Cross-postings from the Root

Divalocity

I'm not surprised by the news, even though it messed up my Sunday vibe. We didn't see Constance's vision for the magazine, we saw Time/Warner's. Being that we are a diverse demographic of women, Essence struggled to give us content that we all could relate to. I've supported the magazine since its inception and will continue to, but I would love to see it bought back from Time, Inc. Constance White is fashion royalty and is quite influential in the mainstream fashion industry, so look out for her new gig soon.

LVeney

Essence is showing women of varying skin tones and hair styles Why is this an issue in 2013.

Ed Meyr

Richard Prince's "journal-isms" article contains too much unrelated information...looks a bit like a columnist's version of "stream of consciousness" writing. Unless he is being paid by the word, this column should be shortened and provide more in-depth analysis of the topics he chooses to address.

Sabrina Messenger

LOL@ "wigs and weaves" comment! I picked up Essence on the newsstand for the first time in probably 20 years and was shocked at how much the magazine has changed, and NOT for the better. It's pretty clear they're pushing white standards but putting a black face on it. I was especially perturbed by that article called Sexy , single and saved! Terrible, terrible and very terrible and ungodly advice given in that article. Whatever happened to Romans 12:2?

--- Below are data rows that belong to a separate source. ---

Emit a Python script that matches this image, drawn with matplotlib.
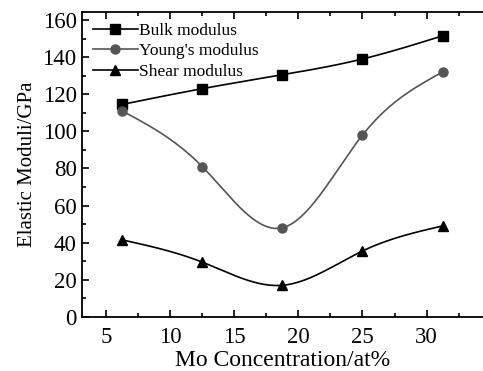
# Elastic moduli vs Mo concentration
import numpy as np
import matplotlib.pyplot as plt
from matplotlib.ticker import MultipleLocator

plt.rcParams['font.family'] = ['Liberation Serif', 'DejaVu Serif']

# datos
mo_conc = [6.25, 12.5, 18.75, 25.0, 31.25]
bulk = [114.5, 123, 130.5, 139, 151.5]
young = [111, 81, 48, 98, 132]
shear = [41.5, 29.5, 17, 35.5, 49]


def spline(x, y, n=200):
    # spline cubico natural, solo para dibujar la curva suave
    x = np.asarray(x, float)
    y = np.asarray(y, float)
    k = len(x)
    h = np.diff(x)
    A = np.zeros((k, k))
    b = np.zeros(k)
    A[0, 0] = A[-1, -1] = 1
    for i in range(1, k - 1):
        A[i, i - 1] = h[i - 1]
        A[i, i] = 2 * (h[i - 1] + h[i])
        A[i, i + 1] = h[i]
        b[i] = 6 * ((y[i + 1] - y[i]) / h[i] - (y[i] - y[i - 1]) / h[i - 1])
    M = np.linalg.solve(A, b)
    xs = np.linspace(x[0], x[-1], n)
    idx = np.clip(np.searchsorted(x, xs) - 1, 0, k - 2)
    x0, x1 = x[idx], x[idx + 1]
    hh = x1 - x0
    t0, t1 = x1 - xs, xs - x0
    ys = (M[idx] * t0**3 / (6 * hh) + M[idx + 1] * t1**3 / (6 * hh)
          + (y[idx] / hh - M[idx] * hh / 6) * t0
          + (y[idx + 1] / hh - M[idx + 1] * hh / 6) * t1)
    return xs, ys


fig = plt.figure(figsize=(4.83, 3.71), dpi=100)
ax = fig.add_axes([0.170, 0.146, 0.83, 0.821])

series = [(bulk, 'Bulk modulus', 's', 'black'),
          (young, "Young's modulus", 'o', '#555555'),
          (shear, 'Shear modulus', '^', 'black')]

for vals, name, mk, col in series:
    xs, ys = spline(mo_conc, vals)
    ax.plot(xs, ys, color=col, lw=1.2)
    ax.plot(mo_conc, vals, mk, color=col, ms=6.5, ls='none')
    ax.plot([], [], color=col, lw=1.2, marker=mk, ms=6.5, label=name)

ax.set_xlim(3.13, 34.4)
ax.set_ylim(0, 164.2)
ax.xaxis.set_major_locator(MultipleLocator(5))
ax.xaxis.set_minor_locator(MultipleLocator(2.5))
ax.yaxis.set_major_locator(MultipleLocator(20))
ax.yaxis.set_minor_locator(MultipleLocator(10))
ax.tick_params(which='both', direction='in', top=True, right=False,
               labelsize=16.5, width=1.2)
ax.tick_params(which='major', length=5)
ax.tick_params(which='minor', length=3)
ax.tick_params(axis='x', pad=7)
ax.tick_params(axis='y', pad=4)
ax.spines['right'].set_visible(False)
for s in ['left', 'bottom', 'top']:
    ax.spines[s].set_linewidth(1.3)

ax.set_xlabel('Mo Concentration/at%', fontsize=17, labelpad=2)
ax.set_ylabel('Elastic Moduli/GPa', fontsize=15, labelpad=4)

ax.legend(loc='upper left', frameon=False, fontsize=12.5, handlelength=2.6,
          borderaxespad=0.2, labelspacing=0.25, handletextpad=0.1)

fig.savefig('out.png', dpi=100)
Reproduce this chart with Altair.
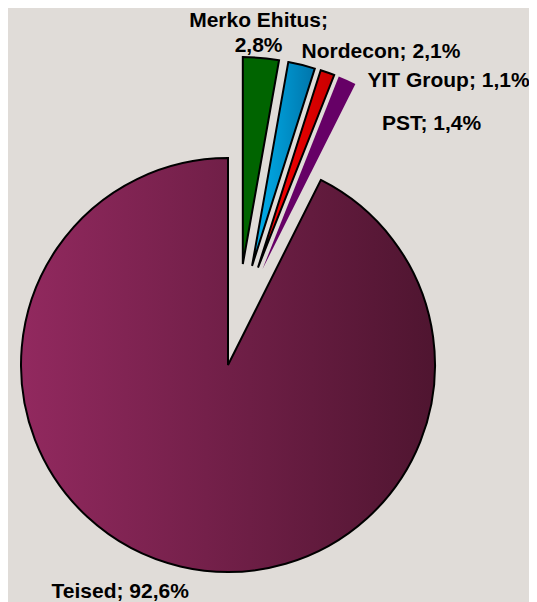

Correction...*NOT* gastric bypass!

Jesse Jackson , Jr. and Santita Jackson did not have gastric bypasses.  They both had a bariatric surgery called the Duodenal Switch.  I know, because that's how I found out about the surgery, while living in Chicago and covering that family as a reporter. I was fortunate to befriend and enjoy casual conversations with both Santita and Jesse, Jr.

In 2009, I had the Duodenal Switch, and lost 245 pounds, more than half my body weight.

The DS, as it's called, is a lesser known, weight loss surgery that is not as widely performed in the United States.  In fact, at the time I had my surgery, only 50 surgeons *worldwide* performed the procedure. There are now 75 surgeons who perform it, still makiing it far from commonplace, as the RNY gastric bypass has become. 

I was blessed to have a bariatric program with a DS surgeon two hours away in my home state.The cure rate for morbid obesity with the DS is 95%.  It is as close to a permanent cure for morbid obesity as we have right now.  Because of the relatively small number of weight loss surgeons who perform this procedure, much of the medical community does not understand that there is a different protocol for DS patients, and many are not even aware of the surgery.  Therefore, those of us who have it become ambassadors/advocates by default, educating our own healthcare providers with regard to our medical needs.

While we're on this topic, let me address something that has become a common sentiment regarding weight loss surgery.

Many believe that weight loss surgery is "the easy way out" of a life of morbid obesity.  Let me assure you, it is not.  There is a great deal of work, much of it learning about nutrition, vitamins and minerals, and how to sustain your body after surgery.  Protein and vitamin supplementation are non-negotiable. I personally take 13 different suppements and drink 3 protein shakes daily, in addition to my meals. Daily exercise must become part of your lifestyle *permanently*. Because of the malabsorptive nature of this surgery, calorie intake is substantially higher than it was when I was obese.

That said, this surgery is enabling me to get back to the business of life.  In fact, I am so inspired by the surgery's success, that I have returned to college, to become a Registered Dietitian, specializing in post-op bariatric nutrition. My career change was also inspired by the  lack of knowledge of many on my own personal health care team. 

So, to be accurate, Jesse Jr. and Santita had the Duodenal Switch, *not* the RNY gastric bypass.